Necronomicon: The Dawning of Darkness Review
Necromancy, defined by Webster as "the conjuration of the spirits of the dead for purposes of magically revealing the future or influencing the course of events", forms the plot for this adventure game based in part on the writings of American author H. P. Lovecraft. The setting for this story takes place near Lovecraft's hometown of Providence, Rhode Island, in the year 1927.
Even if you have never read Lovecraft, you have probably seen or read more recent-day works influenced by his imagination, including those by Stephen King. The story presented here expands upon one of Lovecraft's stories -- the reincarnation of an ancient civilization of sorcerers who practiced black magic long ago.

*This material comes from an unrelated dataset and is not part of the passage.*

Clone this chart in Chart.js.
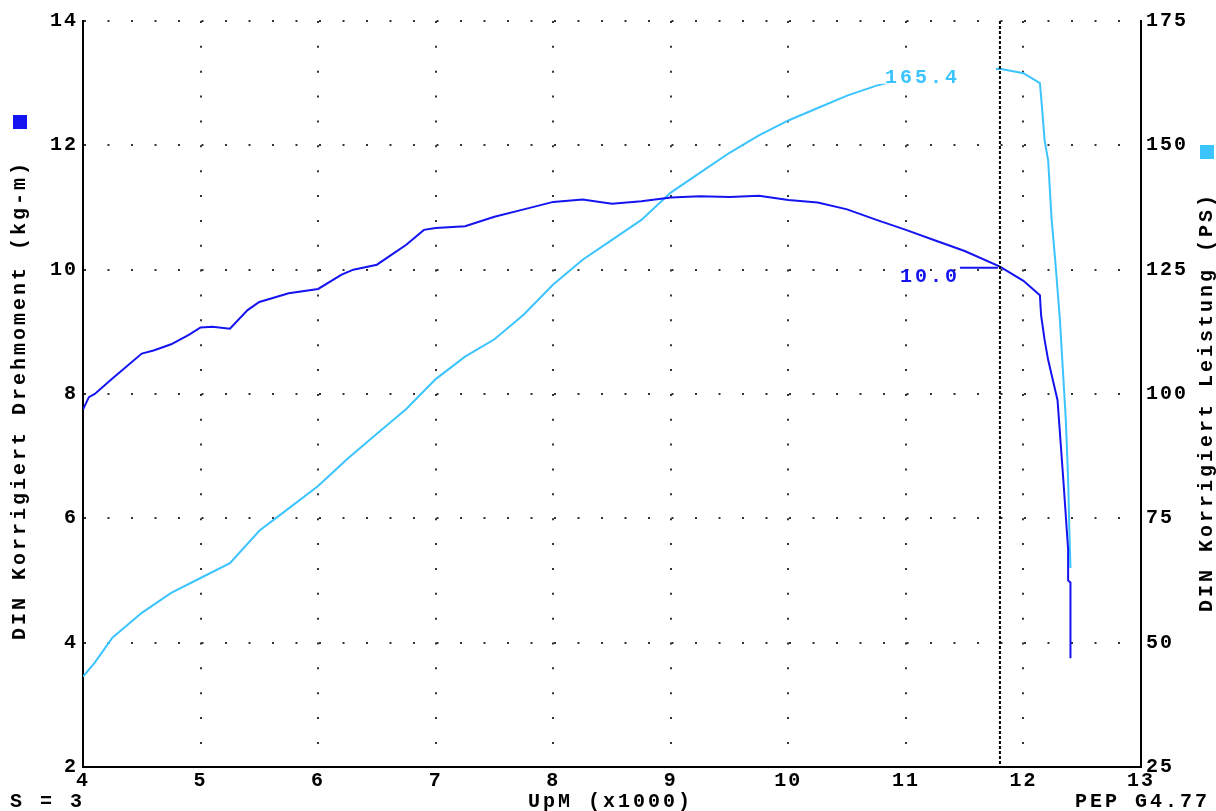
<!DOCTYPE html>
<html lang="de">
<head>
<meta charset="UTF-8">
<title>DIN Korrigiert Drehmoment / Leistung</title>
<style>
  body { margin: 0; background: #fff; }
</style>
</head>
<body>
<canvas id="dyno" width="1216" height="811"></canvas>

<script src="https://cdn.jsdelivr.net/npm/chart.js@4"></script>
<script>
// Drehmoment (kg-m) ueber UpM (x1000)
const rpmTorque = [4.0, 4.05, 4.1, 4.25, 4.5, 4.6, 4.75, 4.9, 5.0, 5.1, 5.25, 5.4, 5.5, 5.75, 6.0, 6.2, 6.3, 6.5, 6.75, 6.9, 7.0, 7.25, 7.5, 7.75,
                   8.0, 8.25, 8.5, 8.75, 9.0, 9.25, 9.5, 9.75, 10.0, 10.25, 10.5, 10.75, 11.0, 11.25, 11.5, 11.8,
                   12.0, 12.14, 12.15, 12.18, 12.21, 12.29, 12.34, 12.38, 12.38, 12.40, 12.40]
const torque = [7.75, 7.95, 8.0, 8.25, 8.65, 8.7, 8.8, 8.95, 9.07, 9.08, 9.05, 9.35, 9.48, 9.62, 9.69, 9.92, 10.0, 10.08, 10.4, 10.64, 10.67, 10.7, 10.85, 10.97,
                11.09, 11.13, 11.06, 11.1, 11.16, 11.18, 11.17, 11.19, 11.12, 11.08, 10.97, 10.8, 10.64, 10.47, 10.3, 10.05,
                9.82, 9.59, 9.27, 8.87, 8.55, 7.9, 6.6, 5.5, 5.0, 4.97, 3.75]

// Leistung (PS) ueber UpM (x1000)
const rpmPower = [4.0, 4.1, 4.25, 4.5, 4.75, 5.0, 5.25, 5.5, 5.75, 6.0, 6.25, 6.5, 6.75, 7.0, 7.25, 7.5, 7.75,
                  8.0, 8.25, 8.5, 8.75, 9.0, 9.25, 9.5, 9.75, 10.0, 10.25, 10.5, 10.75, 11.0, 11.25, 11.5, 11.8,
                  12.0, 12.14, 12.16, 12.18, 12.21, 12.24, 12.27, 12.31, 12.33, 12.36, 12.38, 12.39, 12.40]
const power = [43.2, 46, 51, 56, 60, 63, 66, 72.5, 77, 81.5, 87, 92, 97, 103, 107.5, 111, 116,
               122, 127, 131, 135, 140.5, 144.5, 148.5, 152, 155, 157.5, 160, 162, 163.5, 164.5, 165, 165.4,
               164.5, 162.5, 157, 151, 147, 135, 127, 115, 107, 95, 83, 73, 65]

const cursorRpm = 11.8
const cursorTorque = '10.0'
const cursorPower = '165.4'

const FONT = 'Liberation Mono'
const BLUE = '#1414f0'
const CYAN = '#3cc4ff'

const pts = (xs, ys) => xs.map((x, i) => ({ x: x, y: ys[i] }))

// Beschriftungen, Cursorlinie und Werte am Cursor
const extras = {
  id: 'extras',
  beforeDraw(chart) {
    chart.ctx.letterSpacing = '2px'
  },
  afterDatasetsDraw(chart) {
    const ctx = chart.ctx
    const a = chart.chartArea
    const xs = chart.scales.x, ys = chart.scales.y, ys1 = chart.scales.y1
    const cx = xs.getPixelForValue(cursorRpm)
    ctx.save()
    ctx.letterSpacing = '3px'
    ctx.font = 'bold 20px ' + FONT

    // Leistung am Cursor (Text ueberdeckt die Kurve)
    const py = ys1.getPixelForValue(parseFloat(cursorPower))
    ctx.fillStyle = '#fff'
    ctx.fillRect(cx - 120, py - 3, 116, 18)
    ctx.fillStyle = CYAN
    ctx.textAlign = 'right'
    ctx.textBaseline = 'alphabetic'
    ctx.fillText(cursorPower, cx - 40, py + 14)

    // Drehmoment am Cursor mit Hinweislinie
    const ty = ys.getPixelForValue(parseFloat(cursorTorque))
    ctx.strokeStyle = BLUE
    ctx.lineWidth = 2
    ctx.beginPath()
    ctx.moveTo(cx - 40, ty - 2)
    ctx.lineTo(cx - 2, ty - 2)
    ctx.stroke()
    ctx.fillStyle = BLUE
    ctx.fillText(cursorTorque, cx - 40, ty + 12)

    // Cursorlinie
    ctx.strokeStyle = '#000'
    ctx.lineWidth = 2
    ctx.setLineDash([3, 2])
    ctx.beginPath()
    ctx.moveTo(cx, a.top)
    ctx.lineTo(cx, a.bottom)
    ctx.stroke()
    ctx.restore()
  },
  afterDraw(chart) {
    const ctx = chart.ctx
    ctx.save()
    ctx.fillStyle = '#000'
    ctx.font = 'bold 20px ' + FONT
    ctx.letterSpacing = '3px'
    ctx.textBaseline = 'middle'
    ctx.textAlign = 'center'

    ctx.save()
    ctx.translate(20, 400)
    ctx.rotate(-Math.PI / 2)
    ctx.fillText('DIN Korrigiert Drehmoment (kg-m)', 0, 0)
    ctx.restore()

    ctx.save()
    ctx.translate(1207, 402)
    ctx.rotate(-Math.PI / 2)
    ctx.fillText('DIN Korrigiert Leistung (PS)', 0, 0)
    ctx.restore()

    // Legendenkaestchen
    ctx.fillStyle = BLUE
    ctx.fillRect(13, 115, 14, 14)
    ctx.fillStyle = CYAN
    ctx.fillRect(1200, 145, 14, 14)

    ctx.fillStyle = '#000'
    ctx.textBaseline = 'alphabetic'
    ctx.textAlign = 'left'
    ctx.fillText('S = 3', 10, 807)
    ctx.fillText('UpM (x1000)', 528, 807)
    ctx.fillText('PEP G4.77', 1075, 807)
    ctx.restore()
  }
}

const tickFont = { family: FONT, size: 20, weight: 'bold' }

new Chart(document.getElementById('dyno'), {
  type: 'line',
  data: {
    datasets: [
      { data: pts(rpmTorque, torque), yAxisID: 'y', borderColor: BLUE, borderWidth: 2, pointRadius: 0, tension: 0 },
      { data: pts(rpmPower, power), yAxisID: 'y1', borderColor: CYAN, borderWidth: 2, pointRadius: 0, tension: 0 }
    ]
  },
  options: {
    responsive: false,
    animation: false,
    devicePixelRatio: 1,
    layout: { padding: { top: 21, left: 0, right: 0, bottom: 0 } },
    plugins: { legend: { display: false }, tooltip: { enabled: false } },
    scales: {
      x: {
        type: 'linear', min: 4, max: 13,
        ticks: { stepSize: 1, color: '#000', font: tickFont, padding: 2, maxRotation: 0 },
        grid: { color: '#333', lineWidth: 2, drawTicks: false },
        border: { display: true, color: '#000', width: 2, dash: [2, 22.86] },
        afterFit: s => { s.height = 44 }
      },
      y: {
        position: 'left', min: 2, max: 14,
        ticks: { stepSize: 2, color: '#000', font: tickFont, padding: 5 },
        grid: { color: '#333', lineWidth: 2, drawTicks: false },
        border: { display: true, color: '#000', width: 2, dash: [2, 21.5] },
        afterFit: s => { s.width = 83 }
      },
      y1: {
        position: 'right', min: 25, max: 175,
        ticks: { stepSize: 25, color: '#000', font: tickFont, padding: 5 },
        grid: { display: false, drawTicks: false },
        border: { display: true, color: '#000', width: 2 },
        afterFit: s => { s.width = 75 }
      }
    }
  },
  plugins: [extras]
})
</script>
</body>
</html>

You play William Stanton, a young man who lives in this section of New England. As the game starts, William is visited by a troubled friend, Edgar Wycherly, who hands him a strange object and tells him that he has been "sentenced to death." Shortly after Edgar leaves, another knock comes on William's door. Introducing himself as Dr. Egleton, the man at the door asks that you go and see your friend, Edgar, to determine what is wrong. Simply finding Edgar is not an easy task since the people of Pawtucket, Rhode Island, are not a friendly lot. The stormy skies of the town and countryside form a foreboding backdrop of gloom as you dig for answers. Only by talking to the right people at the right times will you figure out just what Edgar is up to.
The basic plot is one of only two good things about this game. (I'll get to the other thing later.) Getting into the plot is another matter altogether. The designers added in needless roadblocks all through the game. In the very beginning, for instance, there are numerous people sitting and standing about Pawtucket. But only one person in the entire town will talk to you about anything. When you find that key person, she has very little to say. You are referred to another unfriendly person whose attitude is not much better. When you finally find someone who is more talkative, the conversation happens so fast and so softly that you can't hear or understand them. The lack of subtitles (or any settings for that matter) greatly hindered my enjoyment during play.
The game is contained on 2 CD-ROMs. Installation was uneventful and caused me no problems. The first CD must be inserted each time you wish to play, but otherwise, there is no disk swapping involved. If you have played either of the Dracula games (Resurrection or The Last Sanctuary), you will recognize the interface, which is identical in this game. The only reason to use your keyboard is to press the ESCape key, which accesses the main menu game save/load and exit. All the rest is handled with a mouse click. That would be okay if the interface worked smoothly, but it didn't. The inventory management is cumbersome and entirely too graphically intense for many systems. A picture might speak a thousand words, but I'd like a description of what I just picked up, not just a graphic of it. To make matters worse, directional cursors are too close together in many of the areas where pinpointing a specific direction is vital for your survival. I also prefer more freedom for saving games than the 8 slots provided.
The atmosphere is supposed to be dark and gloomy, but they overdid it in my opinion. Maybe it was just my monitor, but I had trouble seeing many of the screens even with the brightness and contrast maxed and playing in a dark room. The character features are fair -- the only exception being the main character, William Stanton, who is the most lifelike. Many of the others lacked portions of their teeth in some scenes when earlier they had a full set. (Very disconcerting!) Lip-sync was pretty good in most instances, but the majority of my time was spent listening to what they were saying rather than watching them say it.
The music was dismal, in the literal sense. It lacked interest or merit and I thought it was dreadful. Not to say that's a terrible thing, considering the nature of the story, but I thought it lacked imagination and wasn't overly creative. Sounds mainly consisted of the opening a drawer or unlocking a door, but nothing out of the ordinary.
The creative puzzles in Necronomicon present the second good thing about this game. More than just item-oriented, the puzzles must be solved by studying written texts and analyzing the data presented to you. There are several strange lock mechanisms, the clues for which are hidden and elaborately orchestrated. For those players who are visually or hearing impaired, they will be pleased that there are no color or sound puzzles here as such. I am not much of a maze fan myself, but I must give the designers credit where credit is due. The mazes are very creative and, much to my chagrin, they are impossible to map! There are 3 true mazes, all distinctly different from each other, and several other areas that could be considered maze-like. Negotiating those mazes can be frustrating at times, however, due to the nature of the directional cursor. Overall, the puzzles are of medium difficulty, with the only real negative being the fact that some of them are timed. At least this is all adventure with absolutely no action as such.
In conclusion, you will be disappointed if you are expecting this to be equal to either of the Dracula games. While the story and puzzles are interesting and somewhat challenging, the many other bad aspects of Necronomicon overshadow them.